Many in the space have criticized regulators including the CFTC and SEC for taking a “regulation by enforcement” approach to crypto in the United States.

The United States Commodity Futures Trading Commission, or CFTC, filed a complaint against Digitex LLC and its founder and CEO Adam Todd for failing to register the cryptocurrency futures exchange and manipulating the price of its DGTX token.

According to a Sept. 30 court filing in the Southern District of Florida, Todd allegedly pumped up the price of DGTX tokens in an effort to inflate Digitex’s holdings. The U.S. regulator claimed the Digitex CEO used different corporate entities as part of a scheme to launch and operate an illegal digital asset derivatives trading platform, in violation of the Commodity Exchange Act.

CFTC rules require performing rKnow Your Customer checks and implementing a customer information program. Todd said in 2020 that he planned to remove all KYC procedures from Digitex in an effort to protect user data.

The complaint said the CFTC sought a court order blocking Todd and Digitex from engaging in digital asset transactions considered commodities under the regulator’s purview. In addition, the regulator intended for Digitex to pay civil monetary penalties, disgorgement, and restitution to affected parties. At the time of publication, both Digitex’s and its futures websites were offline.
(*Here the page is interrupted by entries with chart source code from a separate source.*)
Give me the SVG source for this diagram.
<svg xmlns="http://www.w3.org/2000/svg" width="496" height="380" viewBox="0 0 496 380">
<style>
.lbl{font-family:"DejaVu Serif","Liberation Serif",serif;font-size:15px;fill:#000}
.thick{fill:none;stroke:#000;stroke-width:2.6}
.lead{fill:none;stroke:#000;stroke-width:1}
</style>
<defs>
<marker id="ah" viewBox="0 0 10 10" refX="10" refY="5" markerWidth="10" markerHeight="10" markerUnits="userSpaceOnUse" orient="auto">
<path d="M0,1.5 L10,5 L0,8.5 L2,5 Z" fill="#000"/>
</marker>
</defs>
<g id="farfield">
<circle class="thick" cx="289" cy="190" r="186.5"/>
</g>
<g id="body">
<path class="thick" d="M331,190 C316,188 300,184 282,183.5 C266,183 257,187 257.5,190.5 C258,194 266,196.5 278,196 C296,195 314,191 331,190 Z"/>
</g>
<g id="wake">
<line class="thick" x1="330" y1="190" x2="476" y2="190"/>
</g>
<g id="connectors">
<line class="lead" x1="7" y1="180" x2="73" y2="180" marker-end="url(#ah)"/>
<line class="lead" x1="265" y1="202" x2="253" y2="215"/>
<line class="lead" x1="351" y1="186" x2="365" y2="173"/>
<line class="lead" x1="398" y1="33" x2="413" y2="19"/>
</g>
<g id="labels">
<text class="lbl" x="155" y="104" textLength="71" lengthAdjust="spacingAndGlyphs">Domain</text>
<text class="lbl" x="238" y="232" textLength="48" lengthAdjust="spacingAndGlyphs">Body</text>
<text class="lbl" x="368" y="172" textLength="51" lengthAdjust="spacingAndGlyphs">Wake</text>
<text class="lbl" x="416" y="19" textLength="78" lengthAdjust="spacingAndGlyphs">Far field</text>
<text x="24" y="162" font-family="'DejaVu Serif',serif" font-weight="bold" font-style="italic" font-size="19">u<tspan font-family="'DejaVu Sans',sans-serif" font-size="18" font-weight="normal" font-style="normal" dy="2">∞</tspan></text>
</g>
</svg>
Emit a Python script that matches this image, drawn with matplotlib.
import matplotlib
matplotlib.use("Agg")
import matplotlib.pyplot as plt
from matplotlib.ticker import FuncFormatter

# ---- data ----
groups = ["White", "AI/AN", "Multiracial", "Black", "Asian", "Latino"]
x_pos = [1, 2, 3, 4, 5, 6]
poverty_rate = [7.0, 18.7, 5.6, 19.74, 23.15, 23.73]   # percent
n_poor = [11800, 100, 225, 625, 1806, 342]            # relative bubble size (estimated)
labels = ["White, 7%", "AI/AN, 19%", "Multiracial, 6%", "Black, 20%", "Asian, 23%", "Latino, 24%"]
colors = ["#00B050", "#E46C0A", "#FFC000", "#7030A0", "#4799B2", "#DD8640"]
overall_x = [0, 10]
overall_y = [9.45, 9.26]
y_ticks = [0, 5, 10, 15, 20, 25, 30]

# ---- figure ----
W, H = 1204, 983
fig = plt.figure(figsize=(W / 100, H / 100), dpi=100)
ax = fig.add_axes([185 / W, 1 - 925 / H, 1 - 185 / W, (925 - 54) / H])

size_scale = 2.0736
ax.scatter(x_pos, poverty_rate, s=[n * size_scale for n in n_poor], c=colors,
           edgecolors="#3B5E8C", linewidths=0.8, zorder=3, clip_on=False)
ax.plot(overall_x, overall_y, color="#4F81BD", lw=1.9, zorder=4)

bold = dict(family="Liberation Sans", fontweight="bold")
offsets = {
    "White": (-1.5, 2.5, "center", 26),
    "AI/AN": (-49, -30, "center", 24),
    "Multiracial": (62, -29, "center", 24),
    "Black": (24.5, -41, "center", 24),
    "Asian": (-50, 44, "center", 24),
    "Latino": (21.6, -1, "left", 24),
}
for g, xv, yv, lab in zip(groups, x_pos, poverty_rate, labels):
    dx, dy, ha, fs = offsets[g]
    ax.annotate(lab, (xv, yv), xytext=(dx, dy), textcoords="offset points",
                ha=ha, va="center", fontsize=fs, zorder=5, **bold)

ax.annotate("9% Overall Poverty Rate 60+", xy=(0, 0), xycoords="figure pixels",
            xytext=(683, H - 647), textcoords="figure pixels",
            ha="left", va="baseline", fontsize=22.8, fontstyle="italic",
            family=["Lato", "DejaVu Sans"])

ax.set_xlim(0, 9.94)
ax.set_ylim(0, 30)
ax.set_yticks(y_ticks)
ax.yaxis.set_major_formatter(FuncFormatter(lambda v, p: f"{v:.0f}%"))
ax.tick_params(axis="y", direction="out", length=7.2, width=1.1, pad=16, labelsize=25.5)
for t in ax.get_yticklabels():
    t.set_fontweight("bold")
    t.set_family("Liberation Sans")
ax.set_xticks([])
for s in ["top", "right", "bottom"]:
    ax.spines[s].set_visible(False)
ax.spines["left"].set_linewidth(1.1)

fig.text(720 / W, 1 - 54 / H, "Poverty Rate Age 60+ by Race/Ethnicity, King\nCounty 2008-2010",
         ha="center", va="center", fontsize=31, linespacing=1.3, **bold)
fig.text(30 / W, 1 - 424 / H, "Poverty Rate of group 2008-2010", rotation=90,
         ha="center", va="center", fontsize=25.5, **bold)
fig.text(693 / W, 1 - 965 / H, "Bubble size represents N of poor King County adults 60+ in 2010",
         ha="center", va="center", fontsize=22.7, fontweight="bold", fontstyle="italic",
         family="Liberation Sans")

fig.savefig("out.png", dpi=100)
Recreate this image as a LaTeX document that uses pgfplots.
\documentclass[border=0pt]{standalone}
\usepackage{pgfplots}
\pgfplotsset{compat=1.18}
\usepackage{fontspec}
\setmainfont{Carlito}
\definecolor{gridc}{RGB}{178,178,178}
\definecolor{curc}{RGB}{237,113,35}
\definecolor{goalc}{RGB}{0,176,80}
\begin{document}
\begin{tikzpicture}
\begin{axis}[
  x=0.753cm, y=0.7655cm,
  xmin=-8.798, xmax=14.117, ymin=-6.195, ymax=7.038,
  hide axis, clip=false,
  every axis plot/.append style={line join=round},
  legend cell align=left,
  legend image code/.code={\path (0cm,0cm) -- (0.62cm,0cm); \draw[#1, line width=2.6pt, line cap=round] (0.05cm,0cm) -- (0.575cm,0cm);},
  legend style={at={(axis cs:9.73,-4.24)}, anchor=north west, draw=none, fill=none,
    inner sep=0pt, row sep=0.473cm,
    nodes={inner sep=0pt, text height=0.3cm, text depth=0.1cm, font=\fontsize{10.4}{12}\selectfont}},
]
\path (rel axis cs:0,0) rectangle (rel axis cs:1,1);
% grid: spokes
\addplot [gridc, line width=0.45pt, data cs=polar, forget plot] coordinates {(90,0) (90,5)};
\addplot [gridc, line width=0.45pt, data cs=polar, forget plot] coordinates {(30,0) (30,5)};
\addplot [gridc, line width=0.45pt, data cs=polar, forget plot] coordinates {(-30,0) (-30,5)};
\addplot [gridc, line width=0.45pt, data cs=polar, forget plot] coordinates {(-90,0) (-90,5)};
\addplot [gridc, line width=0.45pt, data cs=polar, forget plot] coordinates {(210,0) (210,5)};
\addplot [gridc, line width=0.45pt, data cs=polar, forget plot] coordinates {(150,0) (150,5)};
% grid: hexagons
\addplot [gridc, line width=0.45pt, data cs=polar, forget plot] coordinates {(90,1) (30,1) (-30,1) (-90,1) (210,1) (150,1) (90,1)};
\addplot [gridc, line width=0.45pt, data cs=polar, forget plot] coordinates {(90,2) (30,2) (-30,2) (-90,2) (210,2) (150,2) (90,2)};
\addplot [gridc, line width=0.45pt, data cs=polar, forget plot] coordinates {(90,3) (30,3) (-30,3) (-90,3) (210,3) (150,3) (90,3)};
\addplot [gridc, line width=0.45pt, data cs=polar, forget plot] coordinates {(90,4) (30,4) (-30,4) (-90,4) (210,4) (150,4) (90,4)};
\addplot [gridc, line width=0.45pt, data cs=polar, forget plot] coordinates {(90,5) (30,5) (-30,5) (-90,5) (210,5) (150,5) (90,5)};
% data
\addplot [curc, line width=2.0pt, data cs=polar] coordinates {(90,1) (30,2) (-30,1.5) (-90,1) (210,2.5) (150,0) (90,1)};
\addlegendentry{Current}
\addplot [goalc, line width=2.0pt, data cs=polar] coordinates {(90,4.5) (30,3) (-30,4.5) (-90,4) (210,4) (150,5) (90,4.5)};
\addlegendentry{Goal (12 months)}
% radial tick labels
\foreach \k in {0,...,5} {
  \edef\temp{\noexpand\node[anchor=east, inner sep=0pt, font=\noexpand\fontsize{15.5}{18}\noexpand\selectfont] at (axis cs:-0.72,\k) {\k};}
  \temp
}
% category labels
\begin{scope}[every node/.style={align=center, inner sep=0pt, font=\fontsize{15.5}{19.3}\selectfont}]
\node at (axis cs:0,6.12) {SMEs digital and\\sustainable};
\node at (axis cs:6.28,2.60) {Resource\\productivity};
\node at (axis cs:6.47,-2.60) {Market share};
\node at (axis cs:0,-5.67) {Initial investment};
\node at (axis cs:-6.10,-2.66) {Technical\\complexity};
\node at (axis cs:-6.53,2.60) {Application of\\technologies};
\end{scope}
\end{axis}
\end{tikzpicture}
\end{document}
Related: SEC alleges fintech and 'market maker' firms manipulated crypto market in token scheme

Many in the crypto space have criticized regulators including the CFTC and Securities and Exchange Commission, or SEC, for taking a “regulation by enforcement” approach to crypto in the United States. While the SEC is currently engaged in a legal battle against Ripple over whether the firm’s XRP sales violated securities laws, CFTC commissioner Caroline Pham met with Ripple CEO Brad Garlinghouse as part of a “learning tour” on crypto and blockchain in September.